> _Exercise brief_:
Extract the lines of the material below, beginning with the first and ending with the line that holds "(2621,70) -- cycle;". Skip every picture.
****************************************
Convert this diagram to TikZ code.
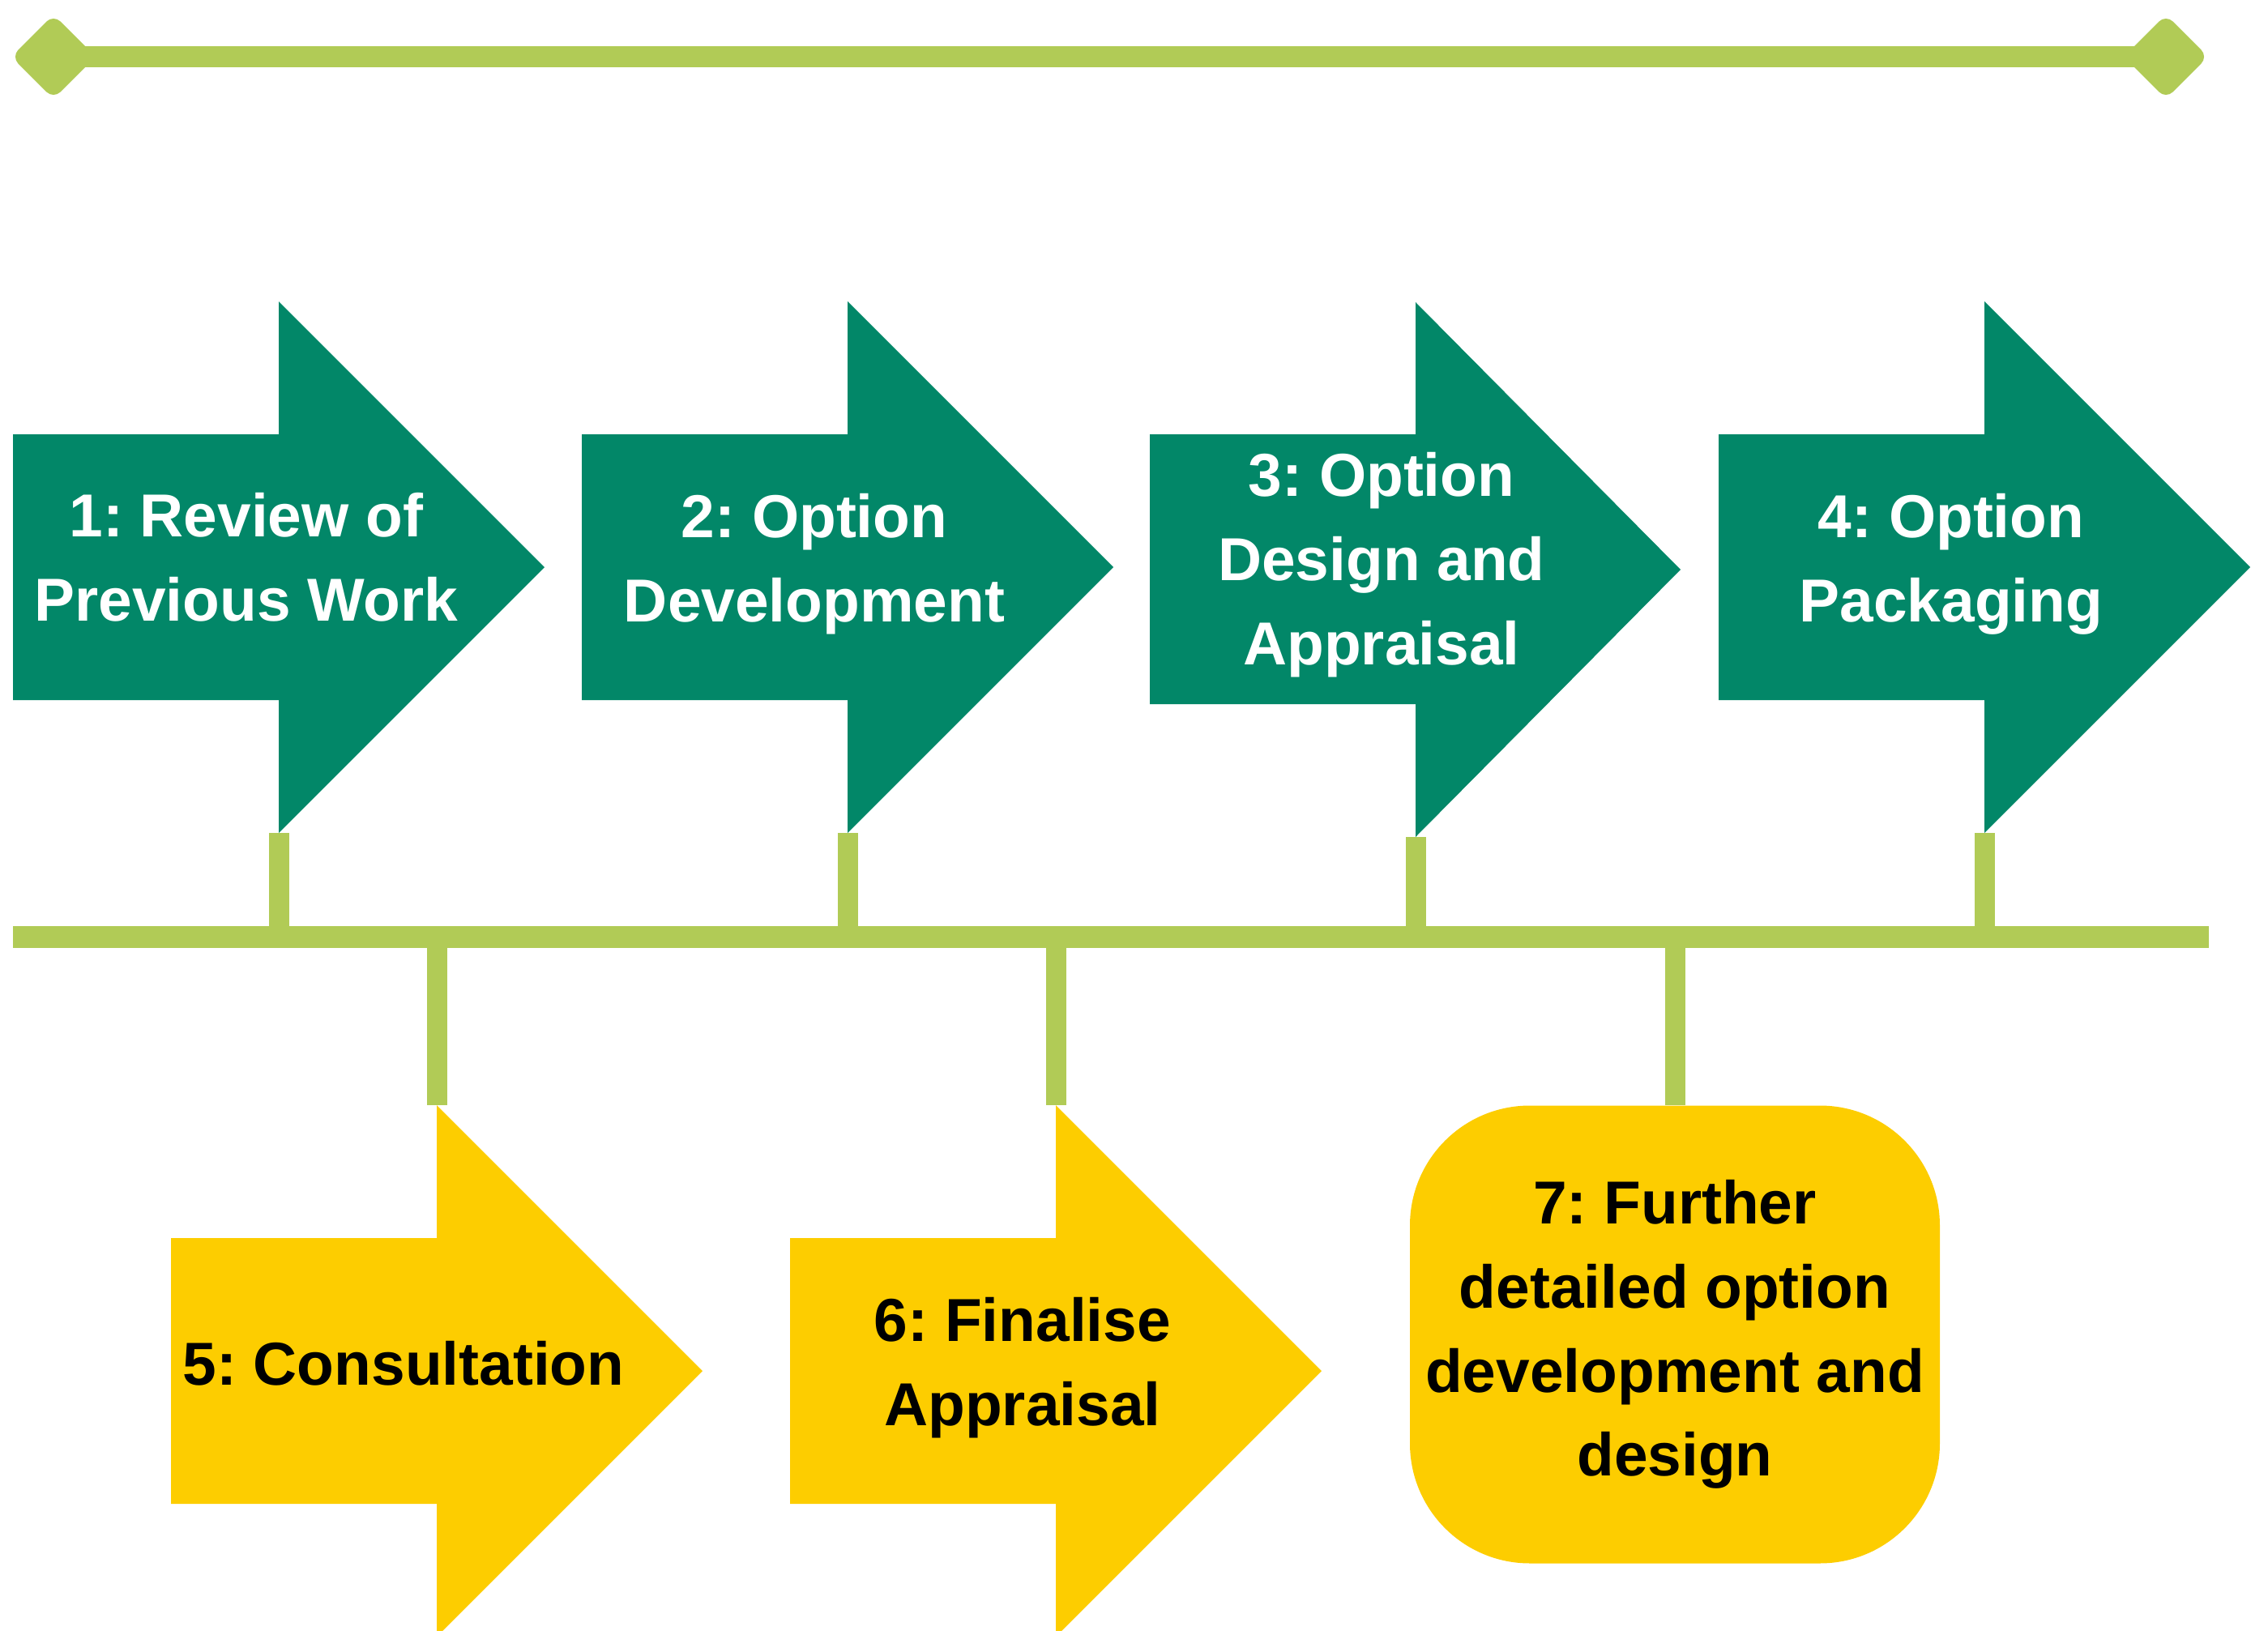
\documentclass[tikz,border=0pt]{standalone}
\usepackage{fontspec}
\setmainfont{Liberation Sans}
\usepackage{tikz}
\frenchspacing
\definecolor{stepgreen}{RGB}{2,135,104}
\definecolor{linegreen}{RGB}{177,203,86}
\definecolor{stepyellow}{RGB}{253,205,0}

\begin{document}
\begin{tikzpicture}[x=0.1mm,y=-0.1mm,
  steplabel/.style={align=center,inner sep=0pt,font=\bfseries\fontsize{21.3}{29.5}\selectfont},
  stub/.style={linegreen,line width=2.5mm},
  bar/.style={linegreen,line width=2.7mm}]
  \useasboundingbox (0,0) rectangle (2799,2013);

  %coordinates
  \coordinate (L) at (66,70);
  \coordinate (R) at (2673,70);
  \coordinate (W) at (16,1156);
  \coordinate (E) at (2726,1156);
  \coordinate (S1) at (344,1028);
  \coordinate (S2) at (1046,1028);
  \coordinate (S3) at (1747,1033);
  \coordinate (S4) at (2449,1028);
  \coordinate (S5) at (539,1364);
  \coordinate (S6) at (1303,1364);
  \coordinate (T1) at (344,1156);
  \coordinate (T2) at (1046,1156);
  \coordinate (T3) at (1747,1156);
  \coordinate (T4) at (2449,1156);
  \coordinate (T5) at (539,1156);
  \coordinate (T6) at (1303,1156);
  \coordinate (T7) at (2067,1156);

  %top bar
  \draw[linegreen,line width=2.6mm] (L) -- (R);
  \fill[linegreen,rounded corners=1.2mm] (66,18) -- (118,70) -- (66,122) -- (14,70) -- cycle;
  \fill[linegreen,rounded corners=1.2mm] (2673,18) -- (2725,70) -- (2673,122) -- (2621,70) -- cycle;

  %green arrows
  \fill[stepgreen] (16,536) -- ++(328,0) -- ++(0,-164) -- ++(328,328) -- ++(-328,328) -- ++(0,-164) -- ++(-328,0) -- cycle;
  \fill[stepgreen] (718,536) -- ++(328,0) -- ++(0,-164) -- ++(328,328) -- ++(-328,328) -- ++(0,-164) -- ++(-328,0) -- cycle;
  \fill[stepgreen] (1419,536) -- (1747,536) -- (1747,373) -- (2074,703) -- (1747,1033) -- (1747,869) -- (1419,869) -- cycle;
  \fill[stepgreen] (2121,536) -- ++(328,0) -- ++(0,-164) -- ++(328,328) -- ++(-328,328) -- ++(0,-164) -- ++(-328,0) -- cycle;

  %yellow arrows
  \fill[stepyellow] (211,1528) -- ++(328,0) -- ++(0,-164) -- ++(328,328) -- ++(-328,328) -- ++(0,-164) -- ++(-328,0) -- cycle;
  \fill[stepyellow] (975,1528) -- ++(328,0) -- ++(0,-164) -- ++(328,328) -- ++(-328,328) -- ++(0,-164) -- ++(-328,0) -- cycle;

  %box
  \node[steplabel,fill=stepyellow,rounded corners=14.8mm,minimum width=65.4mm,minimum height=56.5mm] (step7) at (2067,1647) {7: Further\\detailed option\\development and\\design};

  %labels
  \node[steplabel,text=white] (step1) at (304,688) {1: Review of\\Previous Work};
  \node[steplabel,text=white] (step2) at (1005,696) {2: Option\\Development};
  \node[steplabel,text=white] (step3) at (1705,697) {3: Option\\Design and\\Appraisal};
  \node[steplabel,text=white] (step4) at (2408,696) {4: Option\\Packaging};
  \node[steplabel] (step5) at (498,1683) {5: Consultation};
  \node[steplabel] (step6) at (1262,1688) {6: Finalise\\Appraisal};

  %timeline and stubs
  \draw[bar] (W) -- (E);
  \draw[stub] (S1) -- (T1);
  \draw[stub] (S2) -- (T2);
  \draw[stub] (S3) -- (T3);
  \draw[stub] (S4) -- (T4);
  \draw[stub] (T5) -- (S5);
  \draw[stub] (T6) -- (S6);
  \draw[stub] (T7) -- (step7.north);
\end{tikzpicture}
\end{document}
****************************************
> _Problem solution_:
Convert this diagram to TikZ code.
\documentclass[tikz,border=0pt]{standalone}
\usepackage{fontspec}
\setmainfont{Liberation Sans}
\usepackage{tikz}
\frenchspacing
\definecolor{stepgreen}{RGB}{2,135,104}
\definecolor{linegreen}{RGB}{177,203,86}
\definecolor{stepyellow}{RGB}{253,205,0}

\begin{document}
\begin{tikzpicture}[x=0.1mm,y=-0.1mm,
  steplabel/.style={align=center,inner sep=0pt,font=\bfseries\fontsize{21.3}{29.5}\selectfont},
  stub/.style={linegreen,line width=2.5mm},
  bar/.style={linegreen,line width=2.7mm}]
  \useasboundingbox (0,0) rectangle (2799,2013);

  %coordinates
  \coordinate (L) at (66,70);
  \coordinate (R) at (2673,70);
  \coordinate (W) at (16,1156);
  \coordinate (E) at (2726,1156);
  \coordinate (S1) at (344,1028);
  \coordinate (S2) at (1046,1028);
  \coordinate (S3) at (1747,1033);
  \coordinate (S4) at (2449,1028);
  \coordinate (S5) at (539,1364);
  \coordinate (S6) at (1303,1364);
  \coordinate (T1) at (344,1156);
  \coordinate (T2) at (1046,1156);
  \coordinate (T3) at (1747,1156);
  \coordinate (T4) at (2449,1156);
  \coordinate (T5) at (539,1156);
  \coordinate (T6) at (1303,1156);
  \coordinate (T7) at (2067,1156);

  %top bar
  \draw[linegreen,line width=2.6mm] (L) -- (R);
  \fill[linegreen,rounded corners=1.2mm] (66,18) -- (118,70) -- (66,122) -- (14,70) -- cycle;
  \fill[linegreen,rounded corners=1.2mm] (2673,18) -- (2725,70) -- (2673,122) -- (2621,70) -- cycle;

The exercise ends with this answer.